Бог весть, ведал ли Геннадий Михайлович в молодые лета «Первое послание к коринфянам» святого апостола Павла, где речено: «Если я говорю языками человеческими и ангельскими, а любви не имею, то я – медь звенящая, или кимвал звучащий. (…) А теперь пребывают сии три: вера, надежда, любовь; но любовь из них больше». В младые романтические, богемно-поэтические, хмельные и разгульные лета Геннадий Михайлович сроду не пускался во все тяжкие, как иные собратья по гусиному перу, хотя, что греха таить, изредко и случалось, при свечах стихи с подвоем читал, сладку водочку выпивал и, влюбленный, девушкам персты целовал, – без греха веку не изживешь, без стыда рожи не износишь, – но …мало кому из писателей сие в ум взойдет и на душу ляжет… в канун Рождества Господня и Пасхи Христовой округлыми и бисерными буквицами, ласково, мудрено и цветисто подписывал рождественские и пасхальные открытки друзьям-товарищам, коих не счесть, и разносил по квартирным почтовым ящикам. А потом, бесчисленные книги – русские духовные, народные, светские – которые он покупал в городах России, и чаще в Москве, днями бродя по магазинам, чтобы, вернувшись в родной Иркутск, разнести их по друзьям-товарищам, ведая, кому какая книга нужна. И мне от Гайды перепадали тома средневековой русской прозы, крестьянской обрядовой поэзии; думал ведь, держал в памяти, что именно мне, певцу крестьянского мира, именно эти книги надо непременно прочитать. Ныне, когда мы попрощались с Геннадием Михайловичем, и в Иркутске, и в Москве остались связки книг, отписанные бесчисленным приятелям. Слушая жаркие литературные речи Геннадия Михаловича, я воображал его глухарем на зоревом току, восторженно поющим здравицу величавому русскому слову, воплощенному в поэзии устной и письменной.
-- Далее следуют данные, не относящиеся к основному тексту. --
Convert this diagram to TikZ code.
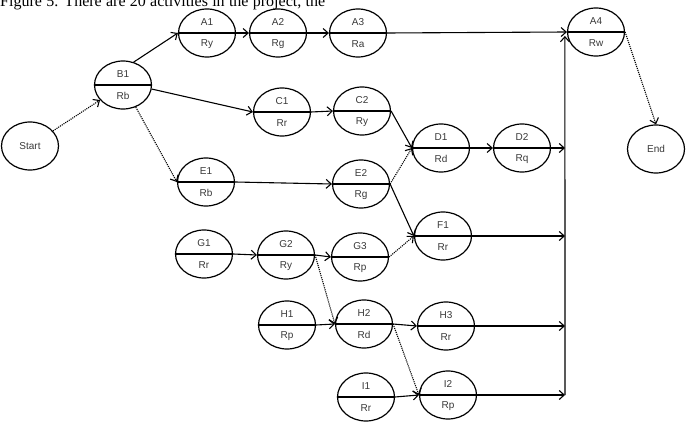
\documentclass[tikz,border=0pt]{standalone}
\usepackage{fontspec}
\setmainfont{Liberation Serif}
\newfontfamily\labfont{Liberation Sans}
\usetikzlibrary{shapes.geometric,arrows.meta}
\newcommand\actnode[4]{%
  \node[act] (#1) at (#2) {};
  \draw[line width=1.2pt] (#1.west) -- (#1.east);
  \node[lbl] (#1t) at ([yshift=11pt]#1.center) {#3};
  \node[lbl] (#1b) at ([yshift=-11pt]#1.center) {#4};}
\begin{document}
\begin{tikzpicture}[x=1pt,y=-1pt,
  act/.style={ellipse,draw,line width=1.2pt,minimum width=57pt,minimum height=48pt,inner sep=0pt},
  lbl/.style={font=\labfont\fontsize{10}{11}\selectfont,text=black!78,inner sep=0pt},
  flow/.style={line width=1.1pt,-{Straight Barb[length=5pt,width=9pt]}},
  dep/.style={line width=1.1pt,densely dotted,-{Straight Barb[length=5pt,width=9pt]}}]
\useasboundingbox (0,0) rectangle (687,427);
\clip (0,0) rectangle (687,427);
\node[anchor=base west,inner sep=0pt,font=\fontsize{16}{18}\selectfont] (cap) at (0,6.5) {\makebox[325pt][s]{Figure 5. There are 20 activities in the project, the}};
% terminal nodes
\node[act,font=\labfont\fontsize{10}{11}\selectfont,text=black!78] (Start) at (30,146) {Start};
\node[act,font=\labfont\fontsize{10}{11}\selectfont,text=black!78] (End) at (656,149) {End};
% activities
\actnode{B1}{123,85}{B1}{Rb}
\actnode{A1}{207,33}{A1}{Ry}
\actnode{A2}{278,33}{A2}{Rg}
\actnode{A3}{358,33}{A3}{Ra}
\actnode{A4}{596,32}{A4}{Rw}
\actnode{C1}{282,112}{C1}{Rr}
\actnode{C2}{362,111}{C2}{Ry}
\actnode{E1}{206,182}{E1}{Rb}
\actnode{E2}{361,184}{E2}{Rg}
\actnode{D1}{441,148}{D1}{Rd}
\actnode{D2}{522,148}{D2}{Rq}
\actnode{F1}{443,236}{F1}{Rr}
\actnode{G1}{204,254}{G1}{Rr}
\actnode{G2}{286,255}{G2}{Ry}
\actnode{G3}{360,257}{G3}{Rp}
\actnode{H1}{287,325}{H1}{Rp}
\actnode{H2}{364,324}{H2}{Rd}
\actnode{H3}{446,326}{H3}{Rr}
\actnode{I1}{366,397}{I1}{Rr}
\actnode{I2}{448,395}{I2}{Rp}
% bus coordinates
\coordinate (busI) at (565,395);
\coordinate (busH) at (565,326);
\coordinate (busF) at (565,236);
\coordinate (busD) at (565,148);
\coordinate (busTop) at ([xshift=-2pt,yshift=-4pt]A4.west);
% connectors
\draw[dep] (Start) -- (B1);
\draw[flow] (B1.65) -- (A1.west);
\draw[flow] (A1.east) -- (A2.west);
\draw[flow] (A2.east) -- (A3.west);
\draw[flow] (A3.east) -- (A4.west);
\draw[flow] (B1.-8) -- (C1.west);
\draw[flow] (C1.east) -- (C2.west);
\draw[flow] (C2.east) -- (D1.west);
\draw[dep] (B1.-60) -- (E1.west);
\draw[flow] (E1.east) -- (E2.west);
\draw[dep] (E2.east) -- (D1.west);
\draw[flow] (E2.east) -- (F1.west);
\draw[flow] (D1.east) -- (D2.west);
\draw[flow] (D2.east) -- (busD);
\draw[flow] (G1.east) -- (G2.west);
\draw[flow] (G2.east) -- (G3.west);
\draw[dep] (G3.east) -- (F1.west);
\draw[dep] (G2.east) -- (H2.west);
\draw[flow] (H1.east) -- (H2.west);
\draw[flow] (H2.east) -- (H3.west);
\draw[dep] (H2.east) -- (I2.west);
\draw[flow] (I1.east) -- (I2.west);
\draw[flow] (F1.east) -- (busF);
\draw[flow] (H3.east) -- (busH);
\draw[flow] (I2.east) -- (busI);
\draw[flow] (busI) -- (busTop);
\draw[dep] (A4.east) -- (End.north);
\end{tikzpicture}
\end{document}
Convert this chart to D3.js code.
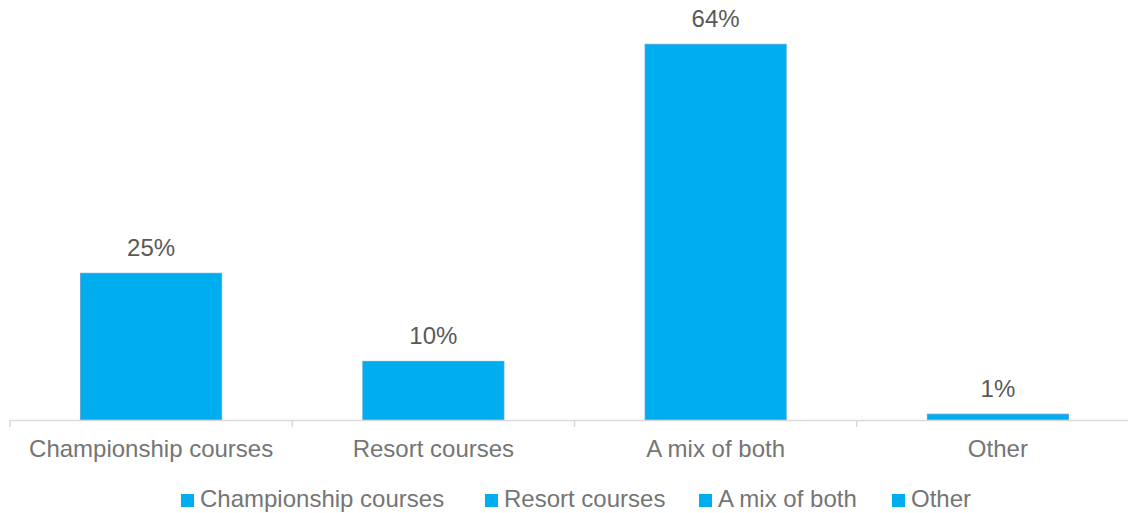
<!DOCTYPE html>
<html><head><meta charset="utf-8">
<script src="https://cdn.jsdelivr.net/npm/d3@7"></script>
<style>body{margin:0;background:#fff;} text{font-family:"Liberation Sans",Arial,sans-serif;}</style>
</head><body>
<svg id="chart" width="1128" height="513"></svg>
<script>
const categories = ["Championship courses", "Resort courses", "A mix of both", "Other"];
const values = [25, 10, 64, 1];
const labels = ["25%", "10%", "64%", "1%"];

(function () {
const svg = d3.select("#chart");
const leftX = 10, rightX = 1139, baseline = 420, topY = 9;
const x = d3.scaleBand().domain(categories).range([leftX, rightX]).paddingInner(0.5).paddingOuter(0.25);
const y = d3.scaleLinear().domain([0, 70]).range([baseline, topY]);
const color = "#00AEEF";

svg.selectAll("rect.bar").data(categories).join("rect")
  .attr("class", "bar")
  .attr("x", d => x(d)).attr("width", x.bandwidth())
  .attr("y", (d, i) => y(values[i])).attr("height", (d, i) => baseline - y(values[i]))
  .attr("fill", color).attr("stroke", "#4A9FD8").attr("stroke-width", 0.8);

svg.selectAll("text.val").data(categories).join("text")
  .attr("class", "val")
  .attr("x", d => x(d) + x.bandwidth() / 2)
  .attr("y", (d, i) => y(values[i]) - 17)
  .attr("text-anchor", "middle").attr("font-size", 24).attr("fill", "#595959")
  .text((d, i) => labels[i]);

const axis = svg.append("g").attr("transform", `translate(0,${baseline})`)
  .call(d3.axisBottom(x).tickSize(0).tickPadding(20));
axis.select(".domain").attr("stroke", "#D9D9D9").attr("stroke-width", 1.5);
axis.selectAll(".tick text").attr("font-size", 24).attr("fill", "#757575")
  .attr("font-family", "Liberation Sans, Arial, sans-serif");
const bounds = [0, 1, 2, 3, 4].map(i => leftX + i * x.step());
svg.selectAll("line.bt").data(bounds).join("line")
  .attr("class", "bt")
  .attr("x1", d => d).attr("x2", d => d).attr("y1", baseline).attr("y2", baseline + 7)
  .attr("stroke", "#D9D9D9").attr("stroke-width", 1.5);

const legendX = [181, 485, 699, 892];
const lg = svg.selectAll("g.lg").data(categories).join("g").attr("class", "lg")
  .attr("transform", (d, i) => `translate(${legendX[i]},494)`);
lg.append("rect").attr("width", 13).attr("height", 13).attr("fill", color);
lg.append("text").attr("x", 19).attr("y", 13).attr("font-size", 24).attr("fill", "#757575").text(d => d);
})();
</script>
</body></html>
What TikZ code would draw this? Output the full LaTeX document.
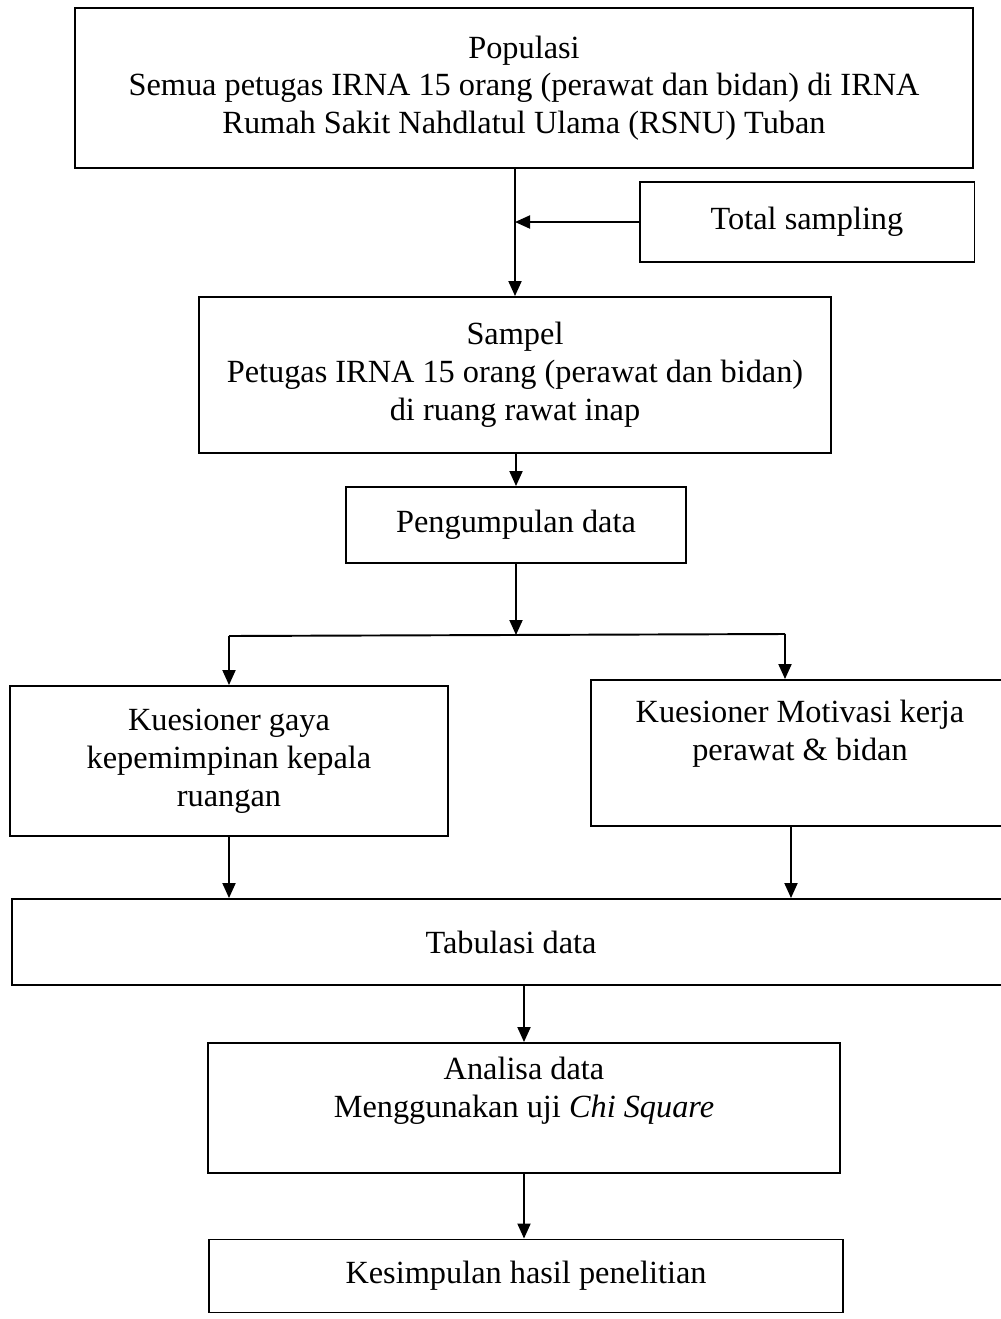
\documentclass[tikz,border=0pt]{standalone}
\usepackage{fontspec}
\setmainfont{Liberation Serif}
\usetikzlibrary{arrows.meta}
\begin{document}
\begin{tikzpicture}
[x=0.02cm, y=-0.02cm,
box/.style={rectangle,draw,line width=1.1pt,align=center,inner sep=0pt,
  font=\fontsize{18.4}{21.5}\selectfont},
arr/.style={line width=1.1pt,-{Triangle[length=0.3cm,width=0.26cm]}},
line/.style={line width=1.1pt}
]
\useasboundingbox (0,0) rectangle (1001,1319);
\clip (0,0) rectangle (1001,1319);
\node[box,minimum width=17.96cm,minimum height=3.2cm] (pop) at (524,88)
  {Populasi\\Semua petugas IRNA 15 orang (perawat dan bidan) di IRNA\\Rumah Sakit Nahdlatul Ulama (RSNU) Tuban};
\node[box,minimum width=6.7cm,minimum height=1.6cm] (total) at (807,222) {Total sampling};
\node[box,minimum width=12.64cm,minimum height=3.12cm] (sampel) at (515,375)
  {Sampel\\Petugas IRNA 15 orang (perawat dan bidan)\\di ruang rawat inap};
\node[box,minimum width=6.8cm,minimum height=1.52cm] (kumpul) at (516,525) {Pengumpulan data};
\node[box,minimum width=8.76cm,minimum height=3cm] (gaya) at (229,761)
  {Kuesioner gaya\\kepemimpinan kepala\\ruangan};
\node[box,minimum width=8.38cm,minimum height=2.92cm] (motiv) at (800,753)
  {Kuesioner Motivasi kerja\\perawat \& bidan\\[4pt]\mbox{}};
\node[box,minimum width=19.96cm,minimum height=1.72cm] (tabul) at (511,942) {Tabulasi data};
\node[box,minimum width=12.64cm,minimum height=2.6cm] (analisa) at (524,1108)
  {Analisa data\\Menggunakan uji \textit{Chi Square}\\[2pt]};
\node[box,minimum width=12.68cm,minimum height=1.46cm] (simpul) at (526,1276) {Kesimpulan hasil penelitian};
% connectors
\coordinate (split) at (516,635);
\coordinate (bl) at (229,636);
\coordinate (br) at (785,634);
\draw[arr] (pop.south -| sampel) -- (sampel.north);
\draw[arr] (total.west) -- (total.west -| sampel.north);
\draw[arr] (sampel.south -| kumpul) -- (kumpul.north);
\draw[arr] (kumpul.south) -- (split);
\draw[line] (bl) -- (br);
\draw[arr] (bl) -- (gaya.north);
\draw[arr] (br) -- (br |- motiv.north);
\draw[arr] (gaya.south) -- (gaya.south |- tabul.north);
\draw[arr] ([xshift=-0.18cm]motiv.south) -- ([xshift=-0.18cm]motiv.south |- tabul.north);
\draw[arr] (tabul.south -| analisa) -- (analisa.north);
\draw[arr] (analisa.south) -- (analisa.south |- simpul.north);
\end{tikzpicture}
\end{document}
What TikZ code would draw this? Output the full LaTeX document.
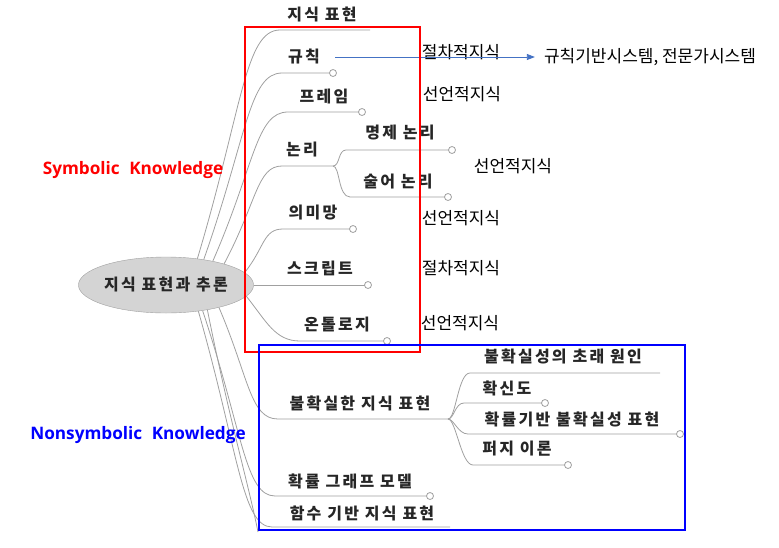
\documentclass[tikz,border=0pt]{standalone}
\usepackage{fontspec}
\setmainfont{Noto Sans CJK KR}
\newfontfamily\labelfont{Open Sans}
\usetikzlibrary{arrows.meta,shapes.geometric}
\definecolor{linegray}{RGB}{160,160,160}
\definecolor{rootfill}{RGB}{212,212,212}
\definecolor{flowblue}{RGB}{68,114,196}
\newcommand\topicfont{\fontsize{16}{18}\selectfont\bfseries\addfontfeature{LetterSpace=14}}
\newcommand\notefont{\fontsize{17}{19}\selectfont}
\newcommand\groupfont{\labelfont\fontsize{17.2}{20}\selectfont\bfseries}

\begin{document}
\begin{tikzpicture}[x=1pt,y=-1pt,
  branch/.style={draw=linegray, line width=0.8pt},
  topic/.style={font=\topicfont, text=black!85, inner sep=1pt},
  note/.style={font=\notefont, inner sep=1pt},
  tipdot/.style={draw=linegray, fill=white, line width=0.8pt},
  flow/.style={draw=flowblue, line width=0.8pt, -{Triangle[length=8pt,width=6pt]}},
  group/.style={line width=2.5pt}]
\useasboundingbox (0,0) rectangle (779,547);

\node[ellipse, draw=linegray, fill=rootfill, minimum width=164pt, minimum height=56pt, inner sep=0pt, font=\topicfont, text=black!85] (root) at (166,285) {지식 표현과 추론};

\node[topic] (repr) at (322,14) {지식 표현};
\coordinate (repr-s) at (280,30); \coordinate (repr-e) at (370,30);
\draw[branch] (root.40) .. controls +(45,-150) and +(-35,0) .. (repr-s) -- (repr-e);

\node[topic] (rule) at (304,57) {규칙};
\coordinate (rule-s) at (282,73); \coordinate (rule-e) at (333,73);
\draw[branch] (root.34) .. controls +(43,-122) and +(-33,0) .. (rule-s) -- (rule-e);
\draw[tipdot] (rule-e) circle (3.5pt);

\node[topic] (frame) at (324,96) {프레임};
\coordinate (frame-s) at (288,112); \coordinate (frame-e) at (362,112);
\draw[branch] (root.27) .. controls +(42,-96) and +(-32,0) .. (frame-s) -- (frame-e);
\draw[tipdot] (frame-e) circle (3.5pt);

\node[topic] (logic) at (302,150) {논리};
\coordinate (logic-s) at (282,166); \coordinate (logic-j) at (333,166);
\draw[branch] (root.20) .. controls +(33,-62) and +(-25,0) .. (logic-s) -- (logic-j);

\node[topic] (prop) at (400,133) {명제 논리};
\coordinate (prop-s) at (346,150); \coordinate (prop-e) at (452,150);
\draw[branch] (logic-j) .. controls +(7,0) and +(-8,0) .. (prop-s) -- (prop-e);
\draw[tipdot] (prop-e) circle (3.5pt);

\node[topic] (pred) at (398,182) {술어 논리};
\coordinate (pred-s) at (350,197); \coordinate (pred-e) at (448,197);
\draw[branch] (logic-j) .. controls +(7,0) and +(-12,0) .. (pred-s) -- (pred-e);
\draw[tipdot] (pred-e) circle (3.5pt);

\node[topic] (net) at (313,213) {의미망};
\coordinate (net-s) at (283,229); \coordinate (net-e) at (353,229);
\draw[branch] (root.9) .. controls +(20,-25) and +(-20,0) .. (net-s) -- (net-e);
\draw[tipdot] (net-e) circle (3.5pt);

\node[topic] (script) at (320,268) {스크립트};
\coordinate (script-e) at (368,285);
\draw[branch] (root.east) -- (script-e);
\draw[tipdot] (script-e) circle (3.5pt);

\node[topic] (onto) at (337,325) {온톨로지};
\coordinate (onto-s) at (300,341); \coordinate (onto-e) at (387,341);
\draw[branch] (root.-8) .. controls +(20,25) and +(-25,0) .. (onto-s) -- (onto-e);
\draw[tipdot] (onto-e) circle (3.5pt);

\node[topic] (uncert) at (360,403) {불확실한 지식 표현};
\coordinate (uncert-s) at (278,419); \coordinate (uncert-j) at (448,419);
\draw[branch] (root.-23) .. controls +(30,70) and +(-28,0) .. (uncert-s) -- (uncert-j);

\node[topic] (cause) at (563,356) {불확실성의 초래 원인};
\coordinate (cause-s) at (470,373); \coordinate (cause-e) at (660,373);
\draw[branch] (uncert-j) .. controls +(8,0) and +(-12,0) .. (cause-s) -- (cause-e);

\node[topic] (belief) at (507,388) {확신도};
\coordinate (belief-s) at (464,403); \coordinate (belief-e) at (545,403);
\draw[branch] (uncert-j) .. controls +(6,0) and +(-9,0) .. (belief-s) -- (belief-e);
\draw[tipdot] (belief-e) circle (3.5pt);

\node[topic] (prob) at (572,419) {확률기반 불확실성 표현};
\coordinate (prob-s) at (468,434); \coordinate (prob-e) at (680,434);
\draw[branch] (uncert-j) .. controls +(6,0) and +(-10,0) .. (prob-s) -- (prob-e);
\draw[tipdot] (prob-e) circle (3.5pt);

\node[topic] (fuzzy) at (517,449) {퍼지 이론};
\coordinate (fuzzy-s) at (473,465); \coordinate (fuzzy-e) at (568,465);
\draw[branch] (uncert-j) .. controls +(8,0) and +(-12,0) .. (fuzzy-s) -- (fuzzy-e);
\draw[tipdot] (fuzzy-e) circle (3.5pt);

\node[topic] (graph) at (350,481) {확률 그래프 모델};
\coordinate (graph-s) at (275,496); \coordinate (graph-e) at (430,496);
\draw[branch] (root.-35) .. controls +(40,120) and +(-30,0) .. (graph-s) -- (graph-e);
\draw[tipdot] (graph-e) circle (3.5pt);

\node[topic] (func) at (362,513) {함수 기반 지식 표현};
\coordinate (func-s) at (272,527); \coordinate (func-e) at (450,527);
\draw[branch] (root.-39) .. controls +(40,140) and +(-30,0) .. (func-s) -- (func-e);

\coordinate (more) at (258,532);
\draw[branch] (root.-31) .. controls +(22,110) and +(-10,-50) .. (more);

\node[note] (proc1) at (461,52) {절차적지식};
\node[note] (rulesys) at (650,57) {규칙기반시스템, 전문가시스템};
\draw[flow] ([xshift=14pt]rule.east) -- ([xshift=-8pt]rulesys.west);
\node[note] (decl1) at (462,94) {선언적지식};
\node[note] (decl2) at (513,166) {선언적지식};
\node[note] (decl3) at (461,218) {선언적지식};
\node[note] (proc2) at (461,268) {절차적지식};
\node[note] (decl4) at (460,323) {선언적지식};

\node[font=\groupfont, text=red] (symb) at (133,170) {Symbolic\hspace{5pt} Knowledge};
\node[font=\groupfont, text=blue] (nonsymb) at (138,435) {Nonsymbolic\hspace{5pt} Knowledge};

\draw[group, red] (245,27) rectangle (420,352);
\draw[group, blue] (259,345) rectangle (685,530);
\end{tikzpicture}
\end{document}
Пел он самозабвенно, упоенно, и, как мне думалось, ничего не видя и не слыша вокруг себя, но тут я ошибался: Геннадий Михайлович, в отличие от типичных писателей, не утопал в яром омуте эгоистической самости, сжигающей душу, не талдычил встречному-поперечному лишь о своем «великом» творчестве, об этом он сроду и не заговаривал, песнь не мешала Геннадию Михайловичу и любовно, и сострадательно вглядываться в души и судьбы ближних своих, а тем паче, в души и судьбы собратьев по писательскому ремеслу, чтобы во время подставить дружеское плечо.

Продолжится ли в Иркутске издательская и мемориальная деятельность, которому Геннадий Михайлович посвятил свои последние десять лет, отыщется ли подвижническая личность вровень с ним, столь хлопотливым и бескорыстным, Бог весть, ибо копейку зашибаем, в житейской суете прозябаем. Но, уверен, найдется подвижник, достойный покинувшего мир сей, поскольку, как речено в древней и вечной русской былине о крестьянском сыне, казачьем атамане, иноке, преподобном Илие Муромце: « … Святая Русь не пуста стоит, // На Святой Руси есть сильны, могучи богатыри...», что постоят за веру Христову, за церкви соборные.

* * *

Геннадий Михайлович, ветеран «холодной войны» на флоте, со спокойным мужеством переживал тяжкий недуг, словно среди обреченных братьев-моряков с раненой подлодки, одев свежую тельняшку, ждал смертного часа; он и деревянный крест загодя заказал и внес его на четвертый этаж в свое обиталище: от грешного унынья оборонялся сердечной молитвой …тот не унывает, кто на Бога уповает… братчинным общением и творческим трудом. Да и, слава Богу, рядом были любимые сыны Михаил и Денис, в иночестве Иннокентий, который потом, когда почивший три дня покоился в Михайло-Архангельской церкви, читал над ним молитвы, каноны и псалмы. Мужественное спокойствие перед неизбежным и близким завершением земного пути - по-крайней мере внешнее спокойствие - поддерживалось в Геннадии Михайловиче, как мне думается, полной верой в бессмертие души и надеждой на милость Божию к сынам его многогрешным, но слезно раскаявшимся, а телесные страдания огнем спалили в душе суетного ветхого человека, облекли во Христа …Геннадий Михайлович почуял близкий исход, исповедался, причастился и вскоре отошел, и да упокоит Господь раба Божия Геннадия, простит ему прегрешения вольные и невольные и примет во Царствии Своем.